Like what? The only really “nifty” compiler stuff I know of thats patented are graph coloring algorithms, which GCC can now use. What else is there?
Does this mean that gentoo could use it since the user is ‘personally’ using it to compile the entire OS.
Just want to notice people that gcc also have profile guided optimizations. Play around with the -fprofile-arcs and -fbranch-probabilities switches, and compile your program with it.
When you then run the program it will produce a file which gcc uses when you recompile it, so it can optimize more when it comes to branch predicting, cache hits and similar.
And as always, when after performance. use -march=<yourarch> and defintly -fomit-frame-pointer(makes debugging impossible on atleast x86)
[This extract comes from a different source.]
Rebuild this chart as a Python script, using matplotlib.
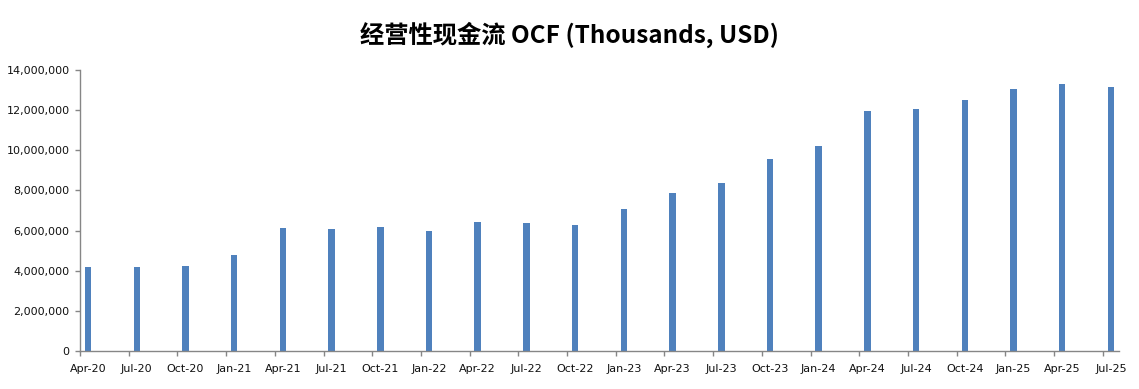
import matplotlib
matplotlib.use("Agg")
import matplotlib.pyplot as plt
from matplotlib.ticker import FuncFormatter

# quarterly operating cash flow, thousands of USD
quarters = ["Apr-20", "Jul-20", "Oct-20", "Jan-21", "Apr-21", "Jul-21", "Oct-21", "Jan-22",
            "Apr-22", "Jul-22", "Oct-22", "Jan-23", "Apr-23", "Jul-23", "Oct-23", "Jan-24",
            "Apr-24", "Jul-24", "Oct-24", "Jan-25", "Apr-25", "Jul-25"]
ocf = [4190000, 4190000, 4240000, 4790000, 6130000, 6080000, 6180000, 5980000,
       6430000, 6380000, 6280000, 7080000, 7880000, 8380000, 9580000, 10220000,
       11970000, 12070000, 12520000, 13070000, 13320000, 13170000]

# date axis in months, one bar per quarter centred in its month slot
months = [3 * i for i in range(len(quarters))]
n_months = months[-1] + 1

plt.rcParams["font.family"] = "DejaVu Sans"

fig = plt.figure(figsize=(11.39, 3.89), dpi=100)
ax = fig.add_axes([80 / 1139, 38 / 389, 1039 / 1139, 281 / 389])

ax.bar([m + 0.5 for m in months], ocf, width=0.4, color="#4F81BD")

ax.set_xlim(0, n_months)
ax.set_ylim(0, 14000000)
ax.set_yticks(range(0, 14000001, 2000000))
ax.yaxis.set_major_formatter(FuncFormatter(lambda v, p: f"{int(v):,}"))

ax.set_xticks(months)
ax.set_xticklabels([])
ax.set_xticks([m + 0.5 for m in months], minor=True)
ax.set_xticklabels(quarters, minor=True)

axis_col = "#868686"
for side in ["top", "right"]:
    ax.spines[side].set_visible(False)
for side in ["left", "bottom"]:
    ax.spines[side].set_color(axis_col)
    ax.spines[side].set_linewidth(1.0)

ax.tick_params(axis="y", which="major", direction="out", length=3.5, width=1,
               color=axis_col, labelsize=8, pad=4, labelcolor="#111111")
ax.tick_params(axis="x", which="major", direction="out", length=3.5, width=1,
               color=axis_col)
ax.tick_params(axis="x", which="minor", length=0, labelsize=8, pad=9,
               labelcolor="#111111")

fig.text(0.5, 0.91, "经营性现金流 OCF (Thousands, USD)", ha="center", va="center",
         fontsize=17.5, fontweight="bold", family=["Noto Sans CJK SC", "DejaVu Sans"])

fig.savefig("out.png", dpi=100)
>Does this mean that gentoo could use it since the user is ‘personally’ using it to compile the entire OS.
Only in theory. There are tons of stuff that icc can’t compile, much thanks to autoconf/make, icc is not “command line compatible” with gcc, but also many uses some extensions of gcc or wrote bad C++ code (which gcc 2.9x happens to accept)
phoenix root # emerge -s icc
Searching…
[ Results for search key : icc ]
[ Applications found : 3 ]
*snip snip*
* dev-lang/icc
Latest version available: 6.0-r1
Latest version installed: [ Not Installed ]
Size of downloaded files: 39,820 kB
Homepage: http://www.intel.com/software/products/compilers/c60l/
Description: Intel C++ Compiler – The Pentium optimized compiler for Linux
*snip snip*
there is also an icc USE flag, used by ebuilds like pov-ray which has shown very significant speed increase with icc.
you can emerge icc, but then you need to add the license file which is easily obtained from the intel website. many parts of gentoo wont compile using icc, but many do. icc6 wont, for example, compile a kernel. remember to edit your CFLAGS so that they dont confuse icc and such and CC to icc. you will still need gcc3.2, and it is my opinion that many things should still be compiled with gcc2.95.3 (gcc3 links everything it builds against itself which has introduced problems for me during upgrades/downgrades/errors/etc plus in some situations gcc2 is just less problematic for other reasons). icc is also a lot more strict about what code it will accept.
I’m fairly sure that an icc7 ebuild is on the way if there is still a free for non-commercial use license.